In fact, reporters on 60 Minutes were paid quite a lot. This was the era when no story was too expensive to cover, no matter in what remote corner of the world. The programme’s four reporters spent almost the entire year globetrotting, serviced by a relay of field producers. It was exciting stuff, but exhausting and not good for family life, which was a priority for Munro. The tyro ‘foot-in-the-door’ reporter would stop at nothing, even running with the bulls at Pamplona – twice – once for a rehearsal, and once for the cameras. That was probably less dangerous than filming in the field with the IRA in Northern Ireland.
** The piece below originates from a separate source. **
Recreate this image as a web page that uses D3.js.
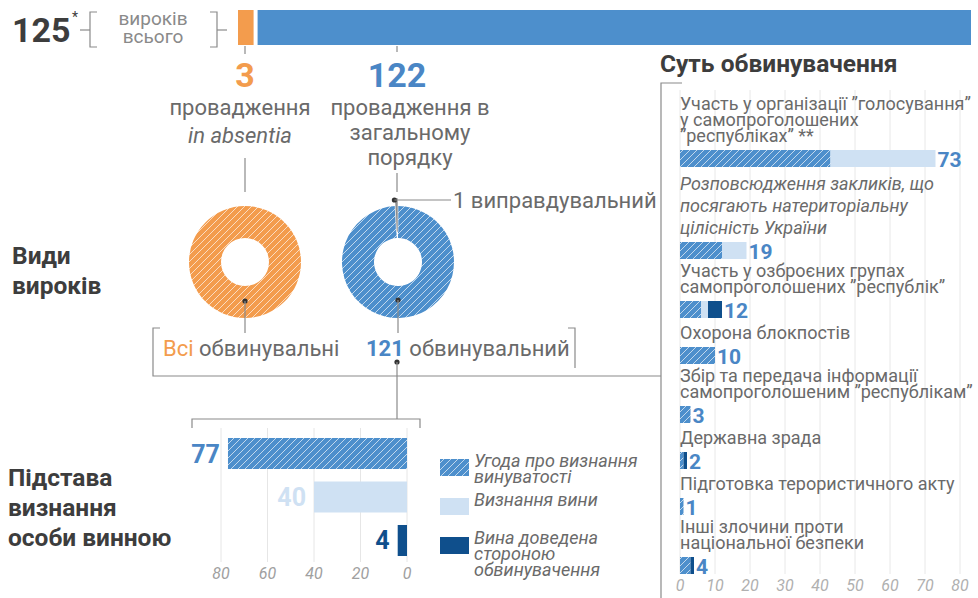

Inevitably, books like this recap ‘famous people I have interviewed’, as well as notable stories in war zones and of political crises. Munro is reasonably restrained in this tricky juggling of ego and derring-do. Sweet-talking an exclusive interview with the veteran actress and known reporter-eater Katharine Hepburn – she even asked him to lunch! – deserves the space he devotes to it.

Munro gives his side of some of the more controversial episodes in his career, including the notorious helicopter landing in March 1993, when he was with Michael Willesee’s A Current Affair. This was during a kidnap siege near Glen Innes, in north-eastern New South Wales. Three gunmen on a murderous rampage had kidnapped two small children as hostages and held them in a farmhouse. Willesee interviewed the children live on the programme. Munro was accused of landing dangerously close to the farmhouse against the wishes of police negotiators. Munro’s defence of his actions has more credibility than his involvement with the three hapless ‘dole bludger’ Paxton kids, victims of three generations of unemployment in their family, who were interviewed in 1996, when Ray Martin was fronting the programme. When the two Paxton brothers and their sister were offered jobs on a Hamil-ton Island resort, A Current Affair flew them to Queensland with Munro and a camera team. The Paxton brothers refused the jobs because they would have had to cut their long hair. Allegations of popular, tabloid-style exploitation remain difficult to refute.

Always a workaholic, Munro juggled his current affairs assignments as compère of This Is Your Life. When this book was published, his future with the Channel 9 network was uncertain. With Munro, you get the feeling that if he had to walk away from the circus of commercial television to spend more time with his wife and two children in their Palm Beach house, he wouldn’t shed too many tears.